## begin DATA LINES

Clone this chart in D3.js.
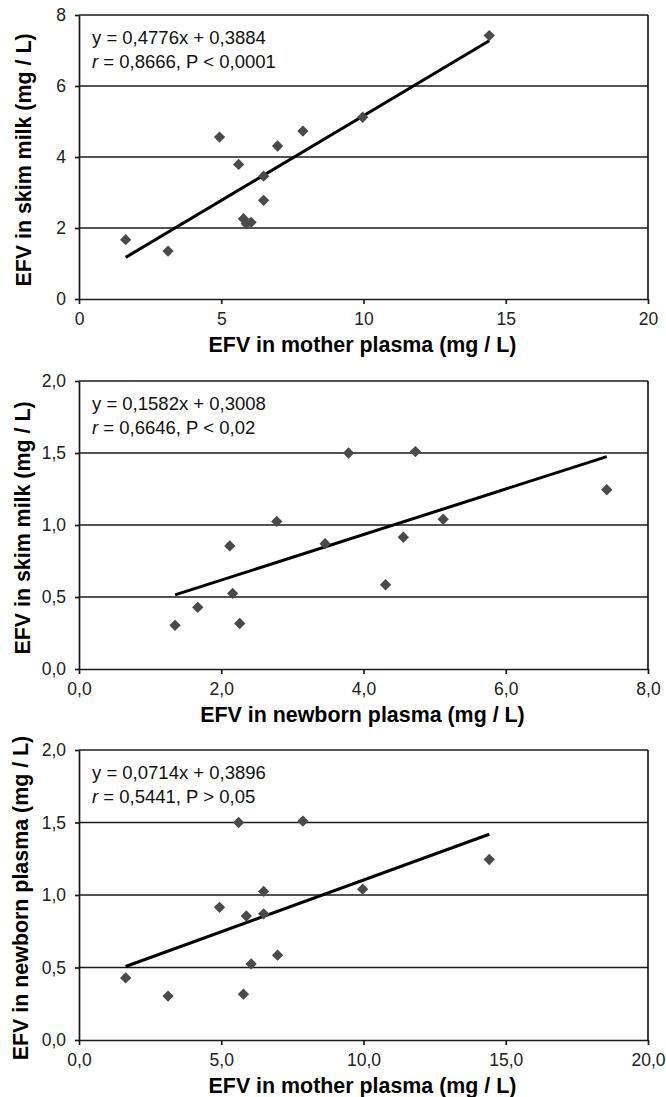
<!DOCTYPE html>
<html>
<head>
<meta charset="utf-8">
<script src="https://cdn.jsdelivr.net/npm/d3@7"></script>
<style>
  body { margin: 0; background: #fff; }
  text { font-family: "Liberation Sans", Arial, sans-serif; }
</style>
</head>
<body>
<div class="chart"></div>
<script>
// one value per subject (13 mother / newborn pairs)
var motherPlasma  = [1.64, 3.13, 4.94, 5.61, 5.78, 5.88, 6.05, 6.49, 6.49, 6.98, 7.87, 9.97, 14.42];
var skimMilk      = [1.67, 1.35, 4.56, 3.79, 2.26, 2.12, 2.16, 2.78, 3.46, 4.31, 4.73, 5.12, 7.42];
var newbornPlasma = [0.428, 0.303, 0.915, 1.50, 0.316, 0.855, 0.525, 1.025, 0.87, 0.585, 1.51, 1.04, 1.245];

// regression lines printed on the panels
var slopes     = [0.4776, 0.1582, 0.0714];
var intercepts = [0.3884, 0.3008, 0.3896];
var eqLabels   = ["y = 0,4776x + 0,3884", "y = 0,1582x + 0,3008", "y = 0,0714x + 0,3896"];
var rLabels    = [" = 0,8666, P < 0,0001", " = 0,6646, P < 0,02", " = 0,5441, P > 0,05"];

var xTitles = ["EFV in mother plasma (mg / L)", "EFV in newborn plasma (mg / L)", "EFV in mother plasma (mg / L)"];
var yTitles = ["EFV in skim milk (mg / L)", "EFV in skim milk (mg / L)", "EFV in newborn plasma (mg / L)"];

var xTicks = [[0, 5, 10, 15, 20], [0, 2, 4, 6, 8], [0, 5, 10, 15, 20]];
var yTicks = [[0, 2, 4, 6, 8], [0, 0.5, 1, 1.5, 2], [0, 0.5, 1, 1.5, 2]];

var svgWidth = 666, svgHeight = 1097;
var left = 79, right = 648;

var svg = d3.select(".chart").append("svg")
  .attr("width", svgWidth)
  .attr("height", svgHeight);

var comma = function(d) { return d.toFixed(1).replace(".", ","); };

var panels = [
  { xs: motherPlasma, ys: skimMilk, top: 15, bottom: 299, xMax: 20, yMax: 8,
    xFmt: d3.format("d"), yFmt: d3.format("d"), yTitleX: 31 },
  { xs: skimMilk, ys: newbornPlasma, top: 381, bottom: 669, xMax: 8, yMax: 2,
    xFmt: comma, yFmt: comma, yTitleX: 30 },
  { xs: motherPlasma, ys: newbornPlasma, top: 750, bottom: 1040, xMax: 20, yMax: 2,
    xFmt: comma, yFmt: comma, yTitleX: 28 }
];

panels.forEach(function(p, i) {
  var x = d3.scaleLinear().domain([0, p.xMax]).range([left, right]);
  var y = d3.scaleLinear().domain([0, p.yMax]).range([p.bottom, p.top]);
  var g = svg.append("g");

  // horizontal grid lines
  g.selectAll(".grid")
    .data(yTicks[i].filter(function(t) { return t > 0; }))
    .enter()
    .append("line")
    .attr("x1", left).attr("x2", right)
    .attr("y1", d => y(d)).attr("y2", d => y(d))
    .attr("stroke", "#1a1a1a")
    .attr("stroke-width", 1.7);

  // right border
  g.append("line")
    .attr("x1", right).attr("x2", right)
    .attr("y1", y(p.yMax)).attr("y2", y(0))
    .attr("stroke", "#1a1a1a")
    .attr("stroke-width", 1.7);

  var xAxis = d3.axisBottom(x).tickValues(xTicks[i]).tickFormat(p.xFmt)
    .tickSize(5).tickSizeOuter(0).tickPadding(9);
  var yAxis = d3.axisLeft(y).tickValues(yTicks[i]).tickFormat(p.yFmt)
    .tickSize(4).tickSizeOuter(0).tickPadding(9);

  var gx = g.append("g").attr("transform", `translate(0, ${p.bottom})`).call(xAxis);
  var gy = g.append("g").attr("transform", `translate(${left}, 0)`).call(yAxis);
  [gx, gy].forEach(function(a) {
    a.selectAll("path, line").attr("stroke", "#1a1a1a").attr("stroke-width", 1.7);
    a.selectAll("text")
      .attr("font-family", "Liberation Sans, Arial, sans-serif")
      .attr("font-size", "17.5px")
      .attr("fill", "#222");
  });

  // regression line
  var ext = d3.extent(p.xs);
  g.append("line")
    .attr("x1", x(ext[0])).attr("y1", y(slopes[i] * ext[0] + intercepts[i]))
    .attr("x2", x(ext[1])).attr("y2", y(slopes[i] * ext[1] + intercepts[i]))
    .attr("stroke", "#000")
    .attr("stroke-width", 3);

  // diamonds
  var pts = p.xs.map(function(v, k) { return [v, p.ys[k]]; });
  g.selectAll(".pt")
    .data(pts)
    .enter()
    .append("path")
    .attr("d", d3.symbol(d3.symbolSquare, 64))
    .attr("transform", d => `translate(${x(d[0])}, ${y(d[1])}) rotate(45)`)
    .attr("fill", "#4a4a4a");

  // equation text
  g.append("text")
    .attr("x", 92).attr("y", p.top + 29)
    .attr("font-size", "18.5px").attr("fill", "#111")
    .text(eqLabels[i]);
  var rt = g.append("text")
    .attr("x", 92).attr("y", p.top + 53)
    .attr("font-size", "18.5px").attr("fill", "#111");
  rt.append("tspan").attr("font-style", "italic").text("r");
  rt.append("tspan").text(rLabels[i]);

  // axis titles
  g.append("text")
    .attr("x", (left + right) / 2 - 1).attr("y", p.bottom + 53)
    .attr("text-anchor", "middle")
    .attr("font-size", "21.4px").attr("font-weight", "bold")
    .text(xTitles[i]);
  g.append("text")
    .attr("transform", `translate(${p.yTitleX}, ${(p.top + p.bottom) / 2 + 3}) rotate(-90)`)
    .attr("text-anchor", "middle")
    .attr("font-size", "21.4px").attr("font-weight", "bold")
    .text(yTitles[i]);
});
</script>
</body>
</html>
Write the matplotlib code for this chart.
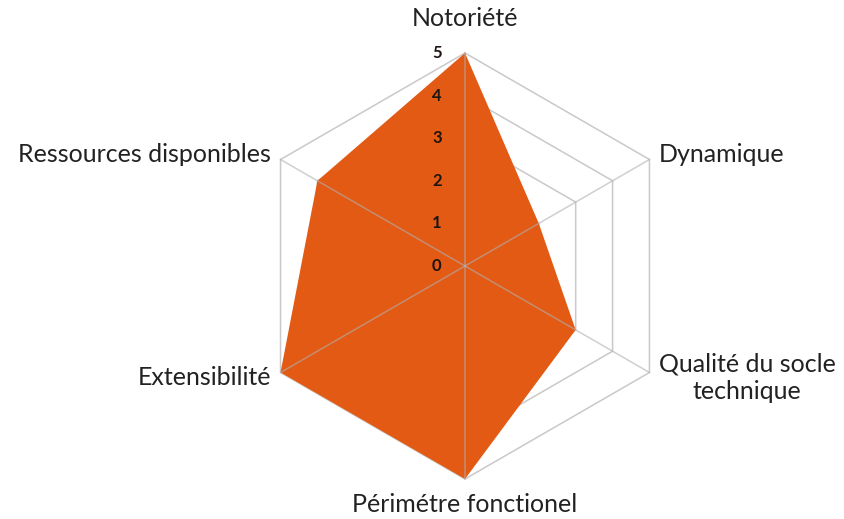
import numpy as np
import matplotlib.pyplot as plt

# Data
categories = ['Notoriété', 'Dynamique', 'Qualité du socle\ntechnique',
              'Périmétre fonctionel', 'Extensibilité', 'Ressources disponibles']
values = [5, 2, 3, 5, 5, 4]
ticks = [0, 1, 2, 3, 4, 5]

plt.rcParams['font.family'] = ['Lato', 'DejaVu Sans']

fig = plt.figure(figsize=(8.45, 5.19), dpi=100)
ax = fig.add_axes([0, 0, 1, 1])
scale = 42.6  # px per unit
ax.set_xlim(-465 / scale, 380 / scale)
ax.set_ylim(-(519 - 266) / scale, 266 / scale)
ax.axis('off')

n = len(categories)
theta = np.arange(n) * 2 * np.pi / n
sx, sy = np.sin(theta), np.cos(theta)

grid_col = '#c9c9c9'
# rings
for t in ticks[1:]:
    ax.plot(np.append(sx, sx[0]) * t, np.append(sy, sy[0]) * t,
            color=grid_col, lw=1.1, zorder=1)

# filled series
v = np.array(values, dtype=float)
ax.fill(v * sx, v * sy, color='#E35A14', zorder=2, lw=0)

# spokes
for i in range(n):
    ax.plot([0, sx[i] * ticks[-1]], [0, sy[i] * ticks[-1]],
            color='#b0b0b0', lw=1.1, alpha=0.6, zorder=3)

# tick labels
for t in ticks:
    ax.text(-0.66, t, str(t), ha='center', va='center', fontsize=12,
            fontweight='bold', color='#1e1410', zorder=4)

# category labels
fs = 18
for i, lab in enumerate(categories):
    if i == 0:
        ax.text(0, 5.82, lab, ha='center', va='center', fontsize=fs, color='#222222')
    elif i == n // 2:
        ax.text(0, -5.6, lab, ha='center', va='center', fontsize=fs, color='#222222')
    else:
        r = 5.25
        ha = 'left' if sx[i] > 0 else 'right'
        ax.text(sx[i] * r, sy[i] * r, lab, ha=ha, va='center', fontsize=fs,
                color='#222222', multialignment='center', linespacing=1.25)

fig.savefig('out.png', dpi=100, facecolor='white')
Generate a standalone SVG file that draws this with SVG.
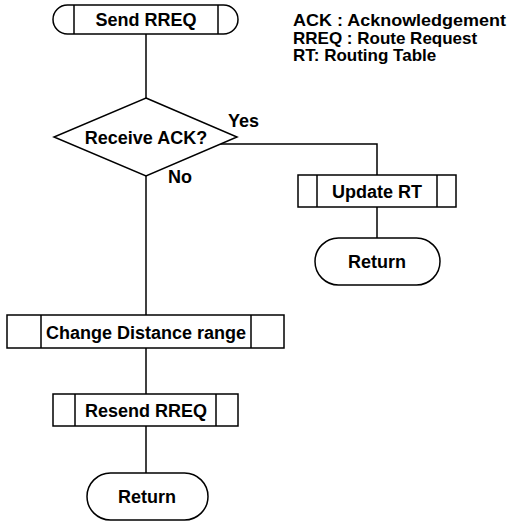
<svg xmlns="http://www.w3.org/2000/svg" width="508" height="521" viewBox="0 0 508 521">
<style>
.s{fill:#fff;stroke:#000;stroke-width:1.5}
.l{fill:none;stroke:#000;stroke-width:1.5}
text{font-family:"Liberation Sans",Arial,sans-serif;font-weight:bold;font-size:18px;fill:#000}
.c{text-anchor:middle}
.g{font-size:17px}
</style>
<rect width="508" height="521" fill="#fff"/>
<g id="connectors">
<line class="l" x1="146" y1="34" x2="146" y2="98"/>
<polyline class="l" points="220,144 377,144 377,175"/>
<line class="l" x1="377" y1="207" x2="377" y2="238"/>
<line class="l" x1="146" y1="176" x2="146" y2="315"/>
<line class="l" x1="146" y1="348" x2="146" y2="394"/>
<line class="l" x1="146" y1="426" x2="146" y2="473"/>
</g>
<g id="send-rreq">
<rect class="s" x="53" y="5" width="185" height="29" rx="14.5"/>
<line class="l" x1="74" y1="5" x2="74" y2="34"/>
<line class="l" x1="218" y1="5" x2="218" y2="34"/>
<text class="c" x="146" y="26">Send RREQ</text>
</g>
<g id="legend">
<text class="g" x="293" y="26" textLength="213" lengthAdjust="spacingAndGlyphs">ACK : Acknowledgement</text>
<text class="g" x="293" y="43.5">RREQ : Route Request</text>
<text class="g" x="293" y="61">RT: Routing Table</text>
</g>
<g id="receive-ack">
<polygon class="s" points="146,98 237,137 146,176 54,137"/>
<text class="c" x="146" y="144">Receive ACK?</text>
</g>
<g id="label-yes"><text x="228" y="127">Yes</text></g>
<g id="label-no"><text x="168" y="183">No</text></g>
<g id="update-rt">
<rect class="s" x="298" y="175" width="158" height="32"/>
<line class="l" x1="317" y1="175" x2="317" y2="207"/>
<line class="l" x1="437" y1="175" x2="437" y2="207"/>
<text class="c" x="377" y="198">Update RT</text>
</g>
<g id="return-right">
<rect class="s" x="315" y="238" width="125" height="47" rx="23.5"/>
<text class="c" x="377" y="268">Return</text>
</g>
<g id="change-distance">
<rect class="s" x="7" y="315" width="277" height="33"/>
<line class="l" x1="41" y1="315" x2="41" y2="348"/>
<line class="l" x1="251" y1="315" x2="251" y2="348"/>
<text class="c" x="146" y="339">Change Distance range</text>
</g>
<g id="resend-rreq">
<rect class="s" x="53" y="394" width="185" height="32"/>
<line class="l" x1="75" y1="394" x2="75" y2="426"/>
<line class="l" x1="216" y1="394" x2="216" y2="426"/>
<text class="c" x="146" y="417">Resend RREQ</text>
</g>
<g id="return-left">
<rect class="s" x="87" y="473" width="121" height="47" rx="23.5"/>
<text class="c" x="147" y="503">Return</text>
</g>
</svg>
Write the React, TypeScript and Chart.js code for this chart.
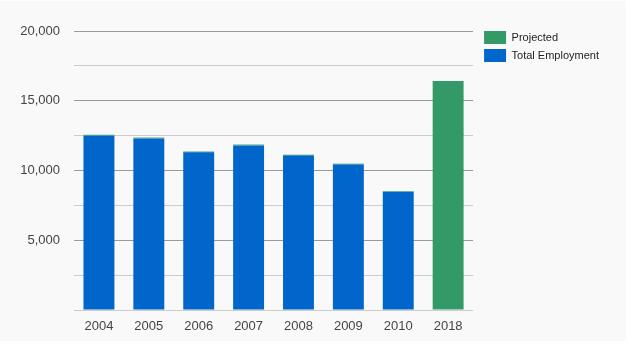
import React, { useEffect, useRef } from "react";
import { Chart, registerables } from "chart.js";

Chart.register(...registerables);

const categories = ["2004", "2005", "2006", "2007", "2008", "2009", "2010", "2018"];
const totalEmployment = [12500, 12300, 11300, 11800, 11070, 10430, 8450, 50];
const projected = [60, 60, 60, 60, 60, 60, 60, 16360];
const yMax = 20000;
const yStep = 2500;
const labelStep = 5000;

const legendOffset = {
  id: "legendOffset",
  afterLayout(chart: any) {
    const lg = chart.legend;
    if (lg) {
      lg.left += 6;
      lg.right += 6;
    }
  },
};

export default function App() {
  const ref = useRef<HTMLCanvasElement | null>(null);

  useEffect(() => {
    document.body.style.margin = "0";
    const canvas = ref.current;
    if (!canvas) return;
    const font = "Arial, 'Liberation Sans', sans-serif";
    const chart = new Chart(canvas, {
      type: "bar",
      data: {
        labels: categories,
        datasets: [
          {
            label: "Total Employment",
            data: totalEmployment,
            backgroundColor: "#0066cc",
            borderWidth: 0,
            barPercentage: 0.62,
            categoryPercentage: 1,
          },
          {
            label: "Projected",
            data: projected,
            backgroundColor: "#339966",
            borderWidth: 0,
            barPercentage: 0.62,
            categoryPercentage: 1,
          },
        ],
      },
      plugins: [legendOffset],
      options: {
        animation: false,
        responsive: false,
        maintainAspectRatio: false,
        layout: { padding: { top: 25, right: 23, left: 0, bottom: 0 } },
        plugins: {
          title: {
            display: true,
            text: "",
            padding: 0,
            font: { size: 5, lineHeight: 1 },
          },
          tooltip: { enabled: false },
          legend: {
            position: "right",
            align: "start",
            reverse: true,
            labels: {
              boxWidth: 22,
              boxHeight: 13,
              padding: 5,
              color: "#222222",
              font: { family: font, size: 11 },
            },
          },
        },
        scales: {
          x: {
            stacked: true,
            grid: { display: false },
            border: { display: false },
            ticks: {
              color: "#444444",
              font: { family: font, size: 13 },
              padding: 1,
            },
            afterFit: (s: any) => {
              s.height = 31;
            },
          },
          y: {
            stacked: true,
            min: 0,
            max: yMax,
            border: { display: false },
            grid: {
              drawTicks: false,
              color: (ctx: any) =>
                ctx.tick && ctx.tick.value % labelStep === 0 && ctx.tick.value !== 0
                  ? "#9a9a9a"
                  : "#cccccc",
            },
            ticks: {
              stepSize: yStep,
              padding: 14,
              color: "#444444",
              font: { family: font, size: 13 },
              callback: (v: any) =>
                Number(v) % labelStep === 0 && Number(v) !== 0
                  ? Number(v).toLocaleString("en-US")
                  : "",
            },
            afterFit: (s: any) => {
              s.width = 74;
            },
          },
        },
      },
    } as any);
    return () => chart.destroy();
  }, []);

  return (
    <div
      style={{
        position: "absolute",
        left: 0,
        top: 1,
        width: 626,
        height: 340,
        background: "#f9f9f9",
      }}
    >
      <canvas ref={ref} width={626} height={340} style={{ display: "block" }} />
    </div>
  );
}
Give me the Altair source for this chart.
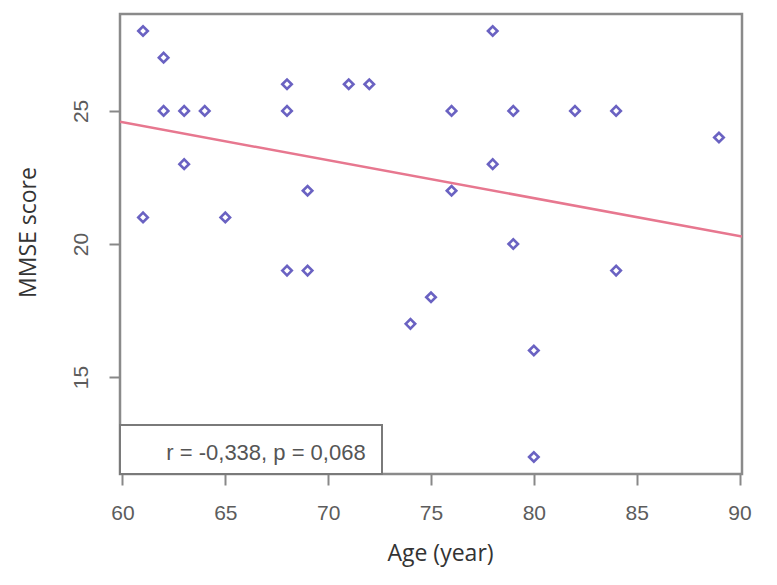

## end DATA LINES

Show the lines from the data above that contain the string "React".

FINAL RESULT:
Write the React, TypeScript and Chart.js code for this chart.
import React, { useEffect, useRef } from "react";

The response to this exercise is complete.